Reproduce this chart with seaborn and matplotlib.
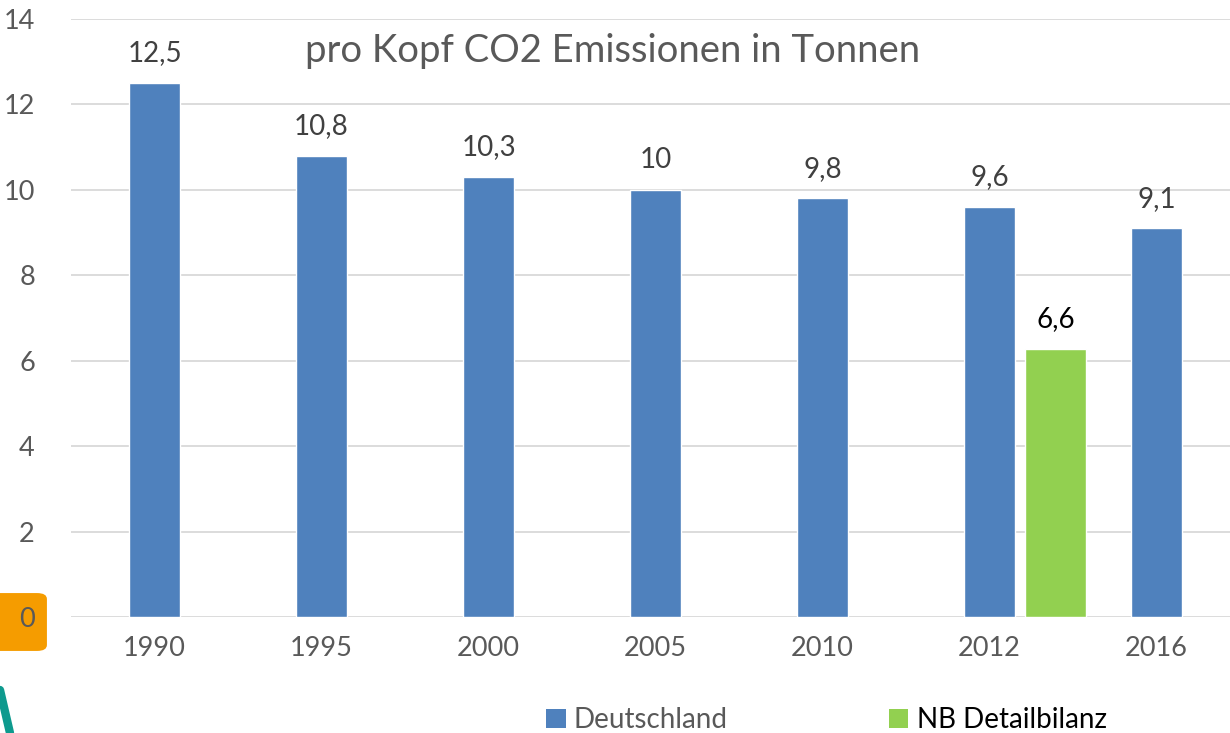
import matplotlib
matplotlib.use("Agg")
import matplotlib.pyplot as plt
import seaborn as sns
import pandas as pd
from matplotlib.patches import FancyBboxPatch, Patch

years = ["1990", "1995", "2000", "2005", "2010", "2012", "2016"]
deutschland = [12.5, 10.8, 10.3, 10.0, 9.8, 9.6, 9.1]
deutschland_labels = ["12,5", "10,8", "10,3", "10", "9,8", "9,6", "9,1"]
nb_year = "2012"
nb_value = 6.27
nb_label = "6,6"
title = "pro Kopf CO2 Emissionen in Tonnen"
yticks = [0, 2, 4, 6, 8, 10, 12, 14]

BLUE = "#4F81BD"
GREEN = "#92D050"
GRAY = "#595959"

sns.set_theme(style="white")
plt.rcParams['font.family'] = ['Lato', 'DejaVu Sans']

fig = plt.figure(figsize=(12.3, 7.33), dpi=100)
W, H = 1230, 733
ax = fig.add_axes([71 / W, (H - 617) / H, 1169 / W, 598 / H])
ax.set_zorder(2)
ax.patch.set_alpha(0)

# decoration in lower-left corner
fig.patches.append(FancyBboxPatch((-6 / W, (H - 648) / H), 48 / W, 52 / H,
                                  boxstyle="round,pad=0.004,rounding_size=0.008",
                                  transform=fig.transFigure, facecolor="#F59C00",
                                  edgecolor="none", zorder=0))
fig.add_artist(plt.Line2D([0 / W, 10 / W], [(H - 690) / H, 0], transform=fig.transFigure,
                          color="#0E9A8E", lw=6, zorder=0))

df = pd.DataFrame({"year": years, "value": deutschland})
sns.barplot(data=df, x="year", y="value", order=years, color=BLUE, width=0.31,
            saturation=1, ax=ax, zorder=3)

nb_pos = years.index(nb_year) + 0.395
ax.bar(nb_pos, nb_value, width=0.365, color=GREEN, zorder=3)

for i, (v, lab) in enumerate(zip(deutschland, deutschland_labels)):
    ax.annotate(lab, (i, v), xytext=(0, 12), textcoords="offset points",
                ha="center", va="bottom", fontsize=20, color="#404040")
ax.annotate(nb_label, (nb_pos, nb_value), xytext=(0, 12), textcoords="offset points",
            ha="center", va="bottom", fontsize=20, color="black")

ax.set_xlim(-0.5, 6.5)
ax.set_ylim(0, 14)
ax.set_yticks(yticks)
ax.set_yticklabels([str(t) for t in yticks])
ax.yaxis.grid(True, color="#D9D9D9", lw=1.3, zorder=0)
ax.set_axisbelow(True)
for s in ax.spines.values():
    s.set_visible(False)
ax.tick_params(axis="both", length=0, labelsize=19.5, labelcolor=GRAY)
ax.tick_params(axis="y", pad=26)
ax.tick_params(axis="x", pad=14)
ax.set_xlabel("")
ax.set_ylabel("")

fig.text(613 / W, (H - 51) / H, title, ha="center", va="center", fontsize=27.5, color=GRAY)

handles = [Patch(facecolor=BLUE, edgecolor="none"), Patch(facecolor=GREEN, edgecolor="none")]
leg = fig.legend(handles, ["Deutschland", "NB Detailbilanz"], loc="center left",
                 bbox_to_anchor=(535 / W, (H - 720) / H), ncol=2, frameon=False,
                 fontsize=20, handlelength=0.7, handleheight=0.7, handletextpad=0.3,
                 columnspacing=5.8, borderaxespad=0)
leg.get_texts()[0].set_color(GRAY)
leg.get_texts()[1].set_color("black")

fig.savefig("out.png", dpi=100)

## [PROBLEM REQUIREMENTS]
Set the lines above down again, word for word, from the first through the one containing "from matplotlib.patches import"; pictures excluded.

## [WORKED ANSWER]
Reproduce this chart with seaborn and matplotlib.
import matplotlib
matplotlib.use("Agg")
import matplotlib.pyplot as plt
import seaborn as sns
import pandas as pd
from matplotlib.patches import FancyBboxPatch, Patch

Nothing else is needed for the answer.